L'Ordre des architectes souhaitait imposer un taux d'honoraires minimal de 10 % sur les marchés publics, ce qui est illégal. Les contrevenants membres de l'Ordre étaient convoqués, blâmés, suspendus, etc. L'Ordre a effectué du chantage auprès du responsable d'un marché public : "tu choisis un architecte plus cher ou on va au contentieux"…
Une sacrée tuile. L’Ordre des architectes s’est vu infliger par l’Autorité de la concurrence une amende de 1,5 million d’euros pour avoir imposé à ses ouailles, à partir de 2013, un barème de prix obligatoires sur des marchés publics.

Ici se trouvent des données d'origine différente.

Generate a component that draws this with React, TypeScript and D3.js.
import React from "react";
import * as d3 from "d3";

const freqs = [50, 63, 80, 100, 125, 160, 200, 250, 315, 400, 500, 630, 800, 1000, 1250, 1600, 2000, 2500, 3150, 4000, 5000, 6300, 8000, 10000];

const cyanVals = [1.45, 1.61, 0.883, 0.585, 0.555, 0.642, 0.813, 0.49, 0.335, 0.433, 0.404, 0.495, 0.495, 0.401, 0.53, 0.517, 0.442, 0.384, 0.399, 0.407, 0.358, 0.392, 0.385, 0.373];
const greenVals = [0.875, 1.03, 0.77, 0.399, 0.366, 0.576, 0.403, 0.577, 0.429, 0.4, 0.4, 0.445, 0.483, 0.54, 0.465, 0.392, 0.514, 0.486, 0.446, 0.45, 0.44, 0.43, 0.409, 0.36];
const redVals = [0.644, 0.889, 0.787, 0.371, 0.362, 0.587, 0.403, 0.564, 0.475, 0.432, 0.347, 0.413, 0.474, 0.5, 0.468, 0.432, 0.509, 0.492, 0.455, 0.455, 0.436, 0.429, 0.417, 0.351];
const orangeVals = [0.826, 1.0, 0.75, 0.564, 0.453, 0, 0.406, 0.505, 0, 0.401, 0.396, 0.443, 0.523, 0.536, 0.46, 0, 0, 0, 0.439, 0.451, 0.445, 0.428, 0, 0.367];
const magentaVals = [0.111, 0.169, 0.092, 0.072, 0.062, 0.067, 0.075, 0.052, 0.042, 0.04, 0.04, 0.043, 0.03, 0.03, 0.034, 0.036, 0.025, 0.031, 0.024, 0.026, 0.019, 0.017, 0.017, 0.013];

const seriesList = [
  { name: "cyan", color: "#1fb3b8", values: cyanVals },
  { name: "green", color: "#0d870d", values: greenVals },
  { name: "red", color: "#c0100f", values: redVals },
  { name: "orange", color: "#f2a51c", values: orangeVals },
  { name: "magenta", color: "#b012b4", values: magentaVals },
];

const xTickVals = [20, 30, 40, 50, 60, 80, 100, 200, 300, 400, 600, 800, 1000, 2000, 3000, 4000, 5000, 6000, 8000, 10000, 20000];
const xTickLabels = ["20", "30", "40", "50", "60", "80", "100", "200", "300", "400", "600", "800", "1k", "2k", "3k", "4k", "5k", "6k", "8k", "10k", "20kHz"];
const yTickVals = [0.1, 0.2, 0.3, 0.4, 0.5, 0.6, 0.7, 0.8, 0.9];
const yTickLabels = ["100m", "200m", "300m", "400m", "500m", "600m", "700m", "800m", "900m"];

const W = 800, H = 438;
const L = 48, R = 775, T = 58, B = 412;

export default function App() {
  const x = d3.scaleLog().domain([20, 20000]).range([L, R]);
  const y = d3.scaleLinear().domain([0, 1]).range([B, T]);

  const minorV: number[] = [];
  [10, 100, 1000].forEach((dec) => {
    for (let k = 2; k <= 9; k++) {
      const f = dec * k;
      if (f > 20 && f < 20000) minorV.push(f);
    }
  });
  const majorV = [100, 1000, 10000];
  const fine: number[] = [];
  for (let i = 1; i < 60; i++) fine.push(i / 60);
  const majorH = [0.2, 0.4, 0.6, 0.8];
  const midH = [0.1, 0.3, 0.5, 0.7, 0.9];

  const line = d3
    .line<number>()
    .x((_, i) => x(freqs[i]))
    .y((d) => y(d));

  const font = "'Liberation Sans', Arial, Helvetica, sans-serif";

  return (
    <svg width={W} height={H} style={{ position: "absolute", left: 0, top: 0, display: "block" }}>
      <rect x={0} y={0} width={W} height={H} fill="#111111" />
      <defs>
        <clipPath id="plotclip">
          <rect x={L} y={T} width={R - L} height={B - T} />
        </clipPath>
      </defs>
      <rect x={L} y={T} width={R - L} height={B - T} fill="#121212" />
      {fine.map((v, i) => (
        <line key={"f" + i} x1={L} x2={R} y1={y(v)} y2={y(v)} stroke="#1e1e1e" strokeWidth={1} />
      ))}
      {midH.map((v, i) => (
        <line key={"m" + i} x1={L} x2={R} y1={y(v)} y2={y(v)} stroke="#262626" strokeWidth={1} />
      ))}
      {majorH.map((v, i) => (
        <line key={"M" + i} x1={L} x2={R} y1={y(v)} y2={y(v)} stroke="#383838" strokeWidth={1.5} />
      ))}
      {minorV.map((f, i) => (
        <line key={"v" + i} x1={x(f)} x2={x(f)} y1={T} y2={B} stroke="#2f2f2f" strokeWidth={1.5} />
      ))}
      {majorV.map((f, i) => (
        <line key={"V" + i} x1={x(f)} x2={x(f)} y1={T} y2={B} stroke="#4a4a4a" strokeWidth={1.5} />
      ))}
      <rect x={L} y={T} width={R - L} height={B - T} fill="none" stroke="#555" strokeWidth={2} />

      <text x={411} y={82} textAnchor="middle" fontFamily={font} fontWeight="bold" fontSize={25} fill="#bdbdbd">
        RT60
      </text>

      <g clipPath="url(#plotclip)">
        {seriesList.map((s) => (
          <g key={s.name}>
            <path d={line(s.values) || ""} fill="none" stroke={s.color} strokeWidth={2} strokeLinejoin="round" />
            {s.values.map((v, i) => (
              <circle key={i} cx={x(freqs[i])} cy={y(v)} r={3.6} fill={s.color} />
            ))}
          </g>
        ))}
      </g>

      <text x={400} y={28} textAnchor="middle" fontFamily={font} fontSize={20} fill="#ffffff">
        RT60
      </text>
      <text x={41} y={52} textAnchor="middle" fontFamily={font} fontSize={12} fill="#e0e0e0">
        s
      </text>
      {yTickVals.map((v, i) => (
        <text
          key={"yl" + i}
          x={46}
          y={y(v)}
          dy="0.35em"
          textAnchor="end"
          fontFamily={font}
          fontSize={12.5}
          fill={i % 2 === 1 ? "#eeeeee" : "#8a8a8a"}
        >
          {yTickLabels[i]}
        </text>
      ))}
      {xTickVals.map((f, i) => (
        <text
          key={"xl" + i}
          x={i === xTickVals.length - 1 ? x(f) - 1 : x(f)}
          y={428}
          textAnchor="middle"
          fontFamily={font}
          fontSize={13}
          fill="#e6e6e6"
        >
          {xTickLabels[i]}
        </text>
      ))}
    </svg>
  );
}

Convocations, blâmes, radiation, suspension… les méthodes de l’Ordre mises au jour par la Direction générale de la concurrence, de la consommation et de la répres- sion des fraudes étaient béton. Théoriquement, la rémunération de la maîtrise d’œuvre est librement discutée entre les parties. Inquiet de ce qu’il considère comme du « dumping », le président de l’Ordre des architectes de la région Nord-Pas-de-Calais avait montré ses muscles dès 2013 : « Si nous travaillons d’arrache-pied pour faire reconnaître la juste rémunération de nos prestations par les maîtres d’ouvrage, nous ne sommes pas aidés par les architectes, qui se “prostituent” devant un client “proxénète”. » Traduction ? La « prostitution », c’est, ici, la pratique de tarifs bon marché.
Beaux tarifs sous plafond
Ainsi, le 12 février 2014, le cabinet Hart Berteloot a-t-il dénoncé le « prix anormalement bas » pratiqué par la société d’architecture Sine Qua Non pour la construction de la salle de judo de la commune de Hazebrouck. Convoqués par l’Ordre, les fauteurs de trouble — « qui ne veulent pas entendre le mal qu’ils font à la profession » — ont écopé d’une suspension de l’inscription au tableau régional des architectes !
Nouvelle étape en 2016 : l’Ordre a « menacé » le responsable du service technique de Linselles, près de Tourcoing, d’aller au contentieux s’il ne revenait pas sur sa décision d’attribuer le marché de construction d’une école au cabinet Lemay-Toulouse & Associés.
Cette société d’architecture avait reçu la note maximale sur le critère du prix, grâce à un taux d’honoraires de 3,5 % : « Avec ce genre de pratique, la profession va disparaître », s’était lamenté un concurrent malheureux dans un courriel. L’Ordre veut imposer un tarif minimal de 10 %.
Las ! le gendarme de la concurrence est venu lui rappeler qui faisait la loi. Et a remis de l’ordre dans l’Ordre des architectes…
Dans le Canard enchaîné du 9 octobre 2019.